そうですね。似た例で、もともと頭がよく、人より先にあらゆることを考え、実行していく社員がいたのですが、彼も部下たちへの伝え方が雑でした。自分にはわかっているから、相手もわかるだろうと思ってしまうタイプだったのです。しかし、プロジェクトによって、相手の視座まで降りて伝えられるようになりました。結果、店舗全体の業績も伸びるようになりました。

会社の価値観を反映させた教育が大事

LiB プロジェクトメンバーの反応を教えてください。

プロジェクトメンバーの店長や副店長は、すでにリーダーの立場にあります。今までマネジメントやリーダーシップに特化した教育を受けたことがありませんでしたから、とても勉強になったといっていますし、「目から鱗だった」と話す社員もいます。教育を受けたことで、自分が何十人かのスタッフに背中を見られているリーダーであると自覚した人も多いと思いますし、今回の機会でLiB さんが提供してくれている他社の事例を知ったりしながら、こんなふうにならないといけない、こんなふうに見られてはいけないといったことを、客観的に見られるようになったと思います。
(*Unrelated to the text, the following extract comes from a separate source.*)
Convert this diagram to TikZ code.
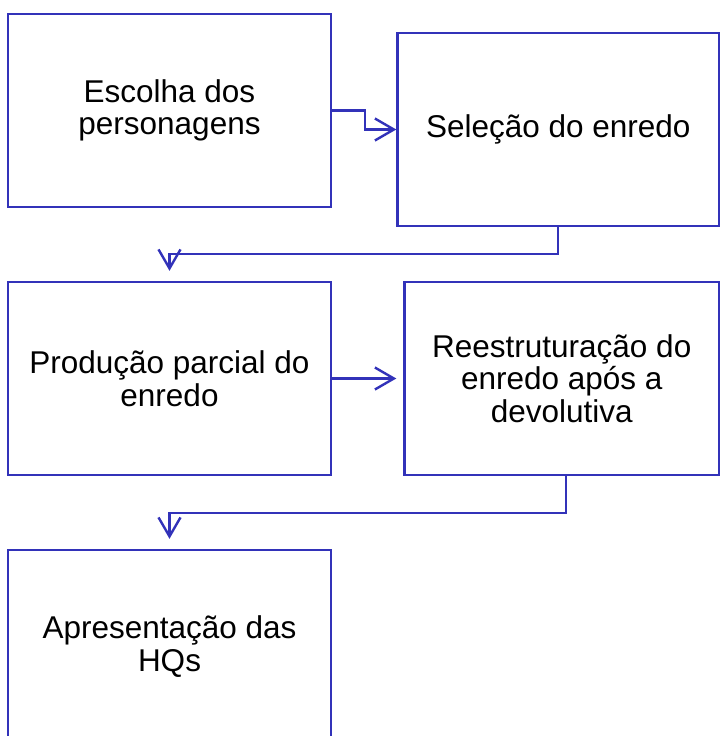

LiB マネジメント力向上プロジェクトは、店長のリーダーシップにアプローチして、人と人との関係性や相互作用を強化し、業績向上を狙う“組織開発”コンサルティングです。定量面でも成果や実績が出ていることがわかり、我々も嬉しく思います。

部下たちのやる気を出すためには、リーダーの発言、行動、態度が大きく影響します。そのことを理解できたと思いますし、ジワジワと業績が良くなってきている店舗も増えています。私自身が伝えたいと思っていることが社内に浸透してきている実感がありますし、LiBさんもそこを意識してくれていて、私自身の考えとリンクさせながらプロジェクトを進めてくれている点に感謝しています。

LiB 今後も引き続き社長の考えを汲み取りながらご支援させていただきます。本日は貴重なお話ありがとうございました。